# START OF RECORDED INFORMATION

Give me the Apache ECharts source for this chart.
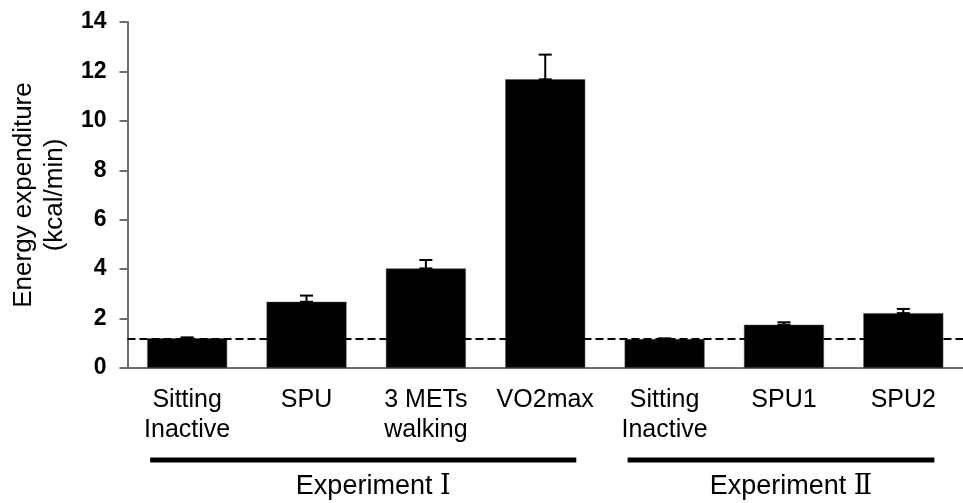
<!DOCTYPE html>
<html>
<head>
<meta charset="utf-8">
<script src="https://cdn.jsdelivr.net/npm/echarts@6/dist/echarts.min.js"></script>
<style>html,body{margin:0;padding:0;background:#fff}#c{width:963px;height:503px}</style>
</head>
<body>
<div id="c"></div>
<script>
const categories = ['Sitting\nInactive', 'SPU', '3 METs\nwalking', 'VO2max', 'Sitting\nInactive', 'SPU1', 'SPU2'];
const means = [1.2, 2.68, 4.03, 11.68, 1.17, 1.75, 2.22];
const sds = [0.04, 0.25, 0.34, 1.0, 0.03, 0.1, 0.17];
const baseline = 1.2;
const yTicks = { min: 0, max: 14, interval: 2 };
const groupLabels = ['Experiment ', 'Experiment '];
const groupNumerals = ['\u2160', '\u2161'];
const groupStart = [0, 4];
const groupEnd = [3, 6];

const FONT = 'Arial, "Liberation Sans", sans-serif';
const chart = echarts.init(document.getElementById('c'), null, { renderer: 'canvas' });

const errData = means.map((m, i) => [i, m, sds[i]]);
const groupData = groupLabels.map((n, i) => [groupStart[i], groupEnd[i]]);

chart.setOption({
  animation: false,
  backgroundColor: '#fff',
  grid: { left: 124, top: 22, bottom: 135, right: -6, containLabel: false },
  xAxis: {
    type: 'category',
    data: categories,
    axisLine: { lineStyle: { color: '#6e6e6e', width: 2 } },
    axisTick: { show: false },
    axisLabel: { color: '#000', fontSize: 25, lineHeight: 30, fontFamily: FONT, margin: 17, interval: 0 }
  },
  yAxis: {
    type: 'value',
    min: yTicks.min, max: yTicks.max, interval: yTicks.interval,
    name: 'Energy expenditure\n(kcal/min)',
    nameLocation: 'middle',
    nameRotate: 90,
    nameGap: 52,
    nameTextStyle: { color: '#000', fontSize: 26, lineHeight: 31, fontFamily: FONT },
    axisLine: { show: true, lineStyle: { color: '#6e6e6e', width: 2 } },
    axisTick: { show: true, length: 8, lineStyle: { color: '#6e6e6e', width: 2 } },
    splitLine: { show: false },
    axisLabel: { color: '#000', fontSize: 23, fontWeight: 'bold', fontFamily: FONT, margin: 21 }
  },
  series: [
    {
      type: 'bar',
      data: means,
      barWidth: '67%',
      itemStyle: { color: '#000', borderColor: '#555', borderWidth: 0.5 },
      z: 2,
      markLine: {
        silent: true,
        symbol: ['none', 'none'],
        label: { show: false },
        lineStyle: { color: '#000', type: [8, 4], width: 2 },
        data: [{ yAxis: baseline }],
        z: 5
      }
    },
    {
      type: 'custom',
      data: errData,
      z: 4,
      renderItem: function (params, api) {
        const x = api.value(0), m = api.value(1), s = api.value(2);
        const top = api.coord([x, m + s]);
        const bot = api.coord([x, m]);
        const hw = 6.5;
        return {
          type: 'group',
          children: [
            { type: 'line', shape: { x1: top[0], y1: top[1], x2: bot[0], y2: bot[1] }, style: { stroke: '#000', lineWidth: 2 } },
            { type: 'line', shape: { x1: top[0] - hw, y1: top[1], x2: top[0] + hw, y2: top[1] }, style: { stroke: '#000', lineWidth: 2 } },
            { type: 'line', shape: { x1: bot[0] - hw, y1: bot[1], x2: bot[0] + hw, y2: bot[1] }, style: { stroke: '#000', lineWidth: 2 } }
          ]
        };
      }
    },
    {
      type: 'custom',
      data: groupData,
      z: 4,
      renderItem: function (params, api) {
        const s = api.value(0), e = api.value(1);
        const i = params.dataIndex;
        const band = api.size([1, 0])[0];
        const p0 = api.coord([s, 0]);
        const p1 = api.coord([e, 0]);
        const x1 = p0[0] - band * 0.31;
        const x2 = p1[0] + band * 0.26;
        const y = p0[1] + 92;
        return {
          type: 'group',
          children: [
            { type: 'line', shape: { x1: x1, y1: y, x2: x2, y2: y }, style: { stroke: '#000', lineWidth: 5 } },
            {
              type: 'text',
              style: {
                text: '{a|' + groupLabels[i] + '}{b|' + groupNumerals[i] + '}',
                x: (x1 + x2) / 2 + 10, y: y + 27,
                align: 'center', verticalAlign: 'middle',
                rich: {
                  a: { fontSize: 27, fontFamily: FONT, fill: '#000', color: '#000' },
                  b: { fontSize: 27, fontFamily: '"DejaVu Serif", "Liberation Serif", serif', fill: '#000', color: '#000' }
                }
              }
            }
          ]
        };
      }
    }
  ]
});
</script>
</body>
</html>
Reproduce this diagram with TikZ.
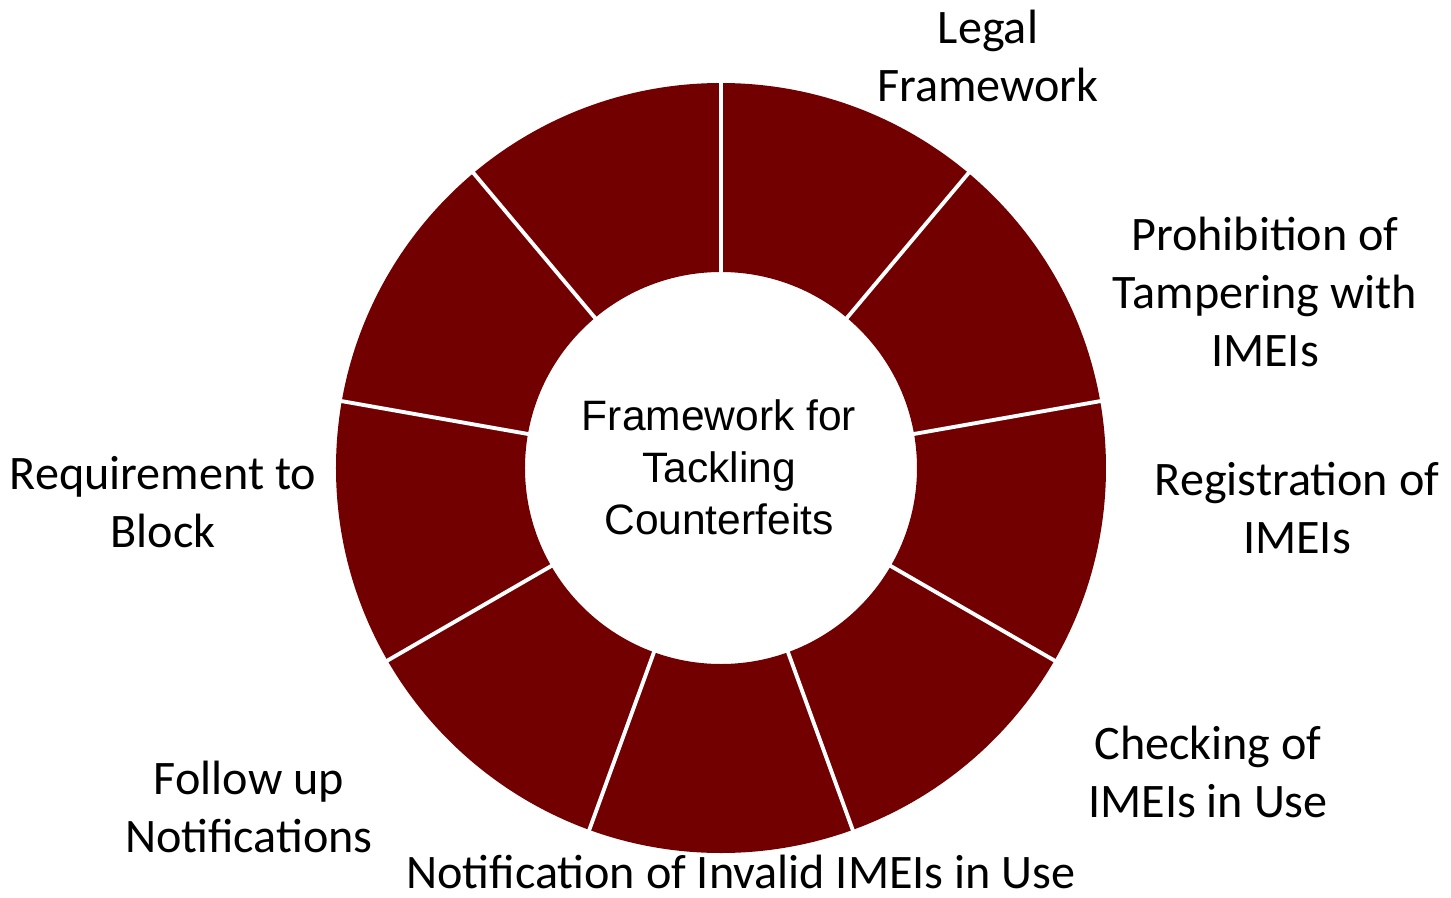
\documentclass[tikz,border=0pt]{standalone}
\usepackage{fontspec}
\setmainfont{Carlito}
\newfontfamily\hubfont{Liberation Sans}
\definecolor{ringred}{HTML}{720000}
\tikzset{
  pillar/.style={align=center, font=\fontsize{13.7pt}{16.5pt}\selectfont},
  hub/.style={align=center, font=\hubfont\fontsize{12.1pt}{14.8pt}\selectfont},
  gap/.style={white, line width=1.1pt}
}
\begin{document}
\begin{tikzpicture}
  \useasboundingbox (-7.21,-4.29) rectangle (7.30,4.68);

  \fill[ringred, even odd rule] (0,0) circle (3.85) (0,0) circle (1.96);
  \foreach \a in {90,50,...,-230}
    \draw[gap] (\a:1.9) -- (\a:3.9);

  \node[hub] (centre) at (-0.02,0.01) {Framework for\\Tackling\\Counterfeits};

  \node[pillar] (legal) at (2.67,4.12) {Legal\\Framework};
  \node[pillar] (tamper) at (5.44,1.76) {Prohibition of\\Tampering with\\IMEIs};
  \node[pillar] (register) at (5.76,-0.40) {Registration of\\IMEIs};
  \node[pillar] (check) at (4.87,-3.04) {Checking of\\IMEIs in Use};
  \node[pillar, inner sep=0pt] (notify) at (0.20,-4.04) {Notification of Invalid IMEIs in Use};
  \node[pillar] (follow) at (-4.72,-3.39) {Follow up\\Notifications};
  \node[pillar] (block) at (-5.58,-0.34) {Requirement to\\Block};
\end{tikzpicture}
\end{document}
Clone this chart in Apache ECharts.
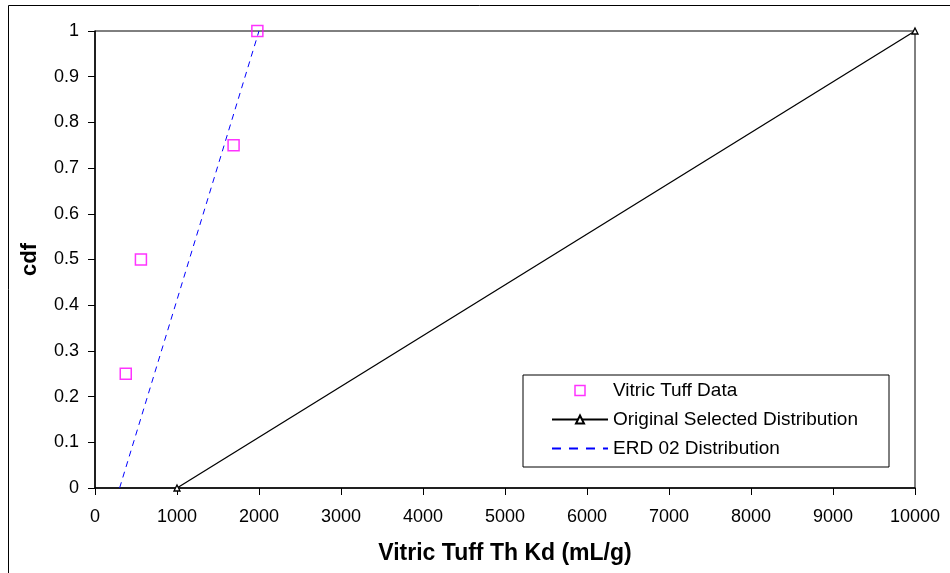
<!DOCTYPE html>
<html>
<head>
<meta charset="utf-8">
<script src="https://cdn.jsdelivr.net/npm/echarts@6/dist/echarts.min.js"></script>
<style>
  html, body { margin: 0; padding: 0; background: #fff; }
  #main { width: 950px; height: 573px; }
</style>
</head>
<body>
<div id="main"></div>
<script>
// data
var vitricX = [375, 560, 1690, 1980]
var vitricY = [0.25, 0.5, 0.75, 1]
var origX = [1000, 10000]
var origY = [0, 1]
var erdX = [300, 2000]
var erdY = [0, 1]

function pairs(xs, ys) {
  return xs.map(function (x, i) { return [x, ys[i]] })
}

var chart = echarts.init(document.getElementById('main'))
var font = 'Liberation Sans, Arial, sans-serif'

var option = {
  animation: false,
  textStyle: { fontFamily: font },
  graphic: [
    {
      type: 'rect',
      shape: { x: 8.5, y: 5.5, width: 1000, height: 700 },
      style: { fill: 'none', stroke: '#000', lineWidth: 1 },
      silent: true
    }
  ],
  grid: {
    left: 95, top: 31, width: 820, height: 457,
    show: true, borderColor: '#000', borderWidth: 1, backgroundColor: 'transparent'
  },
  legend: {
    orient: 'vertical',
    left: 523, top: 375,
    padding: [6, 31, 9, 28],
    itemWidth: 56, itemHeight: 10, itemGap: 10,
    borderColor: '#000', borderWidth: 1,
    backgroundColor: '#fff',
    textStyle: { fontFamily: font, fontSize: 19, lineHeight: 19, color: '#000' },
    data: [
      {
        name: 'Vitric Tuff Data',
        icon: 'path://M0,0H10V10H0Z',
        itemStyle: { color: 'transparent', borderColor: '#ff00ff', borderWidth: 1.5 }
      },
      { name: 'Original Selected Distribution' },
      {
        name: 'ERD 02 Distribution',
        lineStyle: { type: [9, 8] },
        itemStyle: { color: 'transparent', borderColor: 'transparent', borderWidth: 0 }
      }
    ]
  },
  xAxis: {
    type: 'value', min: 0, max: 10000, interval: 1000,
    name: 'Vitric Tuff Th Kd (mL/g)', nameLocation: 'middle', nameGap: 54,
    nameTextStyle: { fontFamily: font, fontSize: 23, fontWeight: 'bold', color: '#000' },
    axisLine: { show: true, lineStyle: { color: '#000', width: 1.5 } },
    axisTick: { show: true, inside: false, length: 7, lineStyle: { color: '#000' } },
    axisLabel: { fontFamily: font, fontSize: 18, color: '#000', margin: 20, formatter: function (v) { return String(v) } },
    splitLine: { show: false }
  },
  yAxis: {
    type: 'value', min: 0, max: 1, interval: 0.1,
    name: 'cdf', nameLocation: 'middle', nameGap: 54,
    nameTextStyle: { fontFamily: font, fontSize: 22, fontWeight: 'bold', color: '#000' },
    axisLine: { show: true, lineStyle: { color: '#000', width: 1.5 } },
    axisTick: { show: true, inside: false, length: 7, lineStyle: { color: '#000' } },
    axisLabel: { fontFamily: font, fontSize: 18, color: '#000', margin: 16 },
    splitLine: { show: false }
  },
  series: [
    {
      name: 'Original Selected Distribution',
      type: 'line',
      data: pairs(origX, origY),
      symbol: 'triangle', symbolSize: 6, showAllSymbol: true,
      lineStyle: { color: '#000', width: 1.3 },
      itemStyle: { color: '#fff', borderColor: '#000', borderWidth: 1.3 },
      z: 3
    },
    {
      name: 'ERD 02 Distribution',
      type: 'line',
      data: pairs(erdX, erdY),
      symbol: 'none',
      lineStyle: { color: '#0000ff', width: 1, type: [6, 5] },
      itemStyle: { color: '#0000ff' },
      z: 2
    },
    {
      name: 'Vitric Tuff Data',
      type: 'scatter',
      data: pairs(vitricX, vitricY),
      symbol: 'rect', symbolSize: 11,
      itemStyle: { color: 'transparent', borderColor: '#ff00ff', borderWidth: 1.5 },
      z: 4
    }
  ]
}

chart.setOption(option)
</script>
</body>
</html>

# END OF RECORDED INFORMATION

» REQUIREMENT
Copy nothing but the lines above that run from the one with "Clone this chart in Apache ECharts." to the one with "var font = 'Liberation", ends included; pictures stay out.

» REPLY
Clone this chart in Apache ECharts.
<!DOCTYPE html>
<html>
<head>
<meta charset="utf-8">
<script src="https://cdn.jsdelivr.net/npm/echarts@6/dist/echarts.min.js"></script>
<style>
  html, body { margin: 0; padding: 0; background: #fff; }
  #main { width: 950px; height: 573px; }
</style>
</head>
<body>
<div id="main"></div>
<script>
// data
var vitricX = [375, 560, 1690, 1980]
var vitricY = [0.25, 0.5, 0.75, 1]
var origX = [1000, 10000]
var origY = [0, 1]
var erdX = [300, 2000]
var erdY = [0, 1]

function pairs(xs, ys) {
  return xs.map(function (x, i) { return [x, ys[i]] })
}

var chart = echarts.init(document.getElementById('main'))
var font = 'Liberation Sans, Arial, sans-serif'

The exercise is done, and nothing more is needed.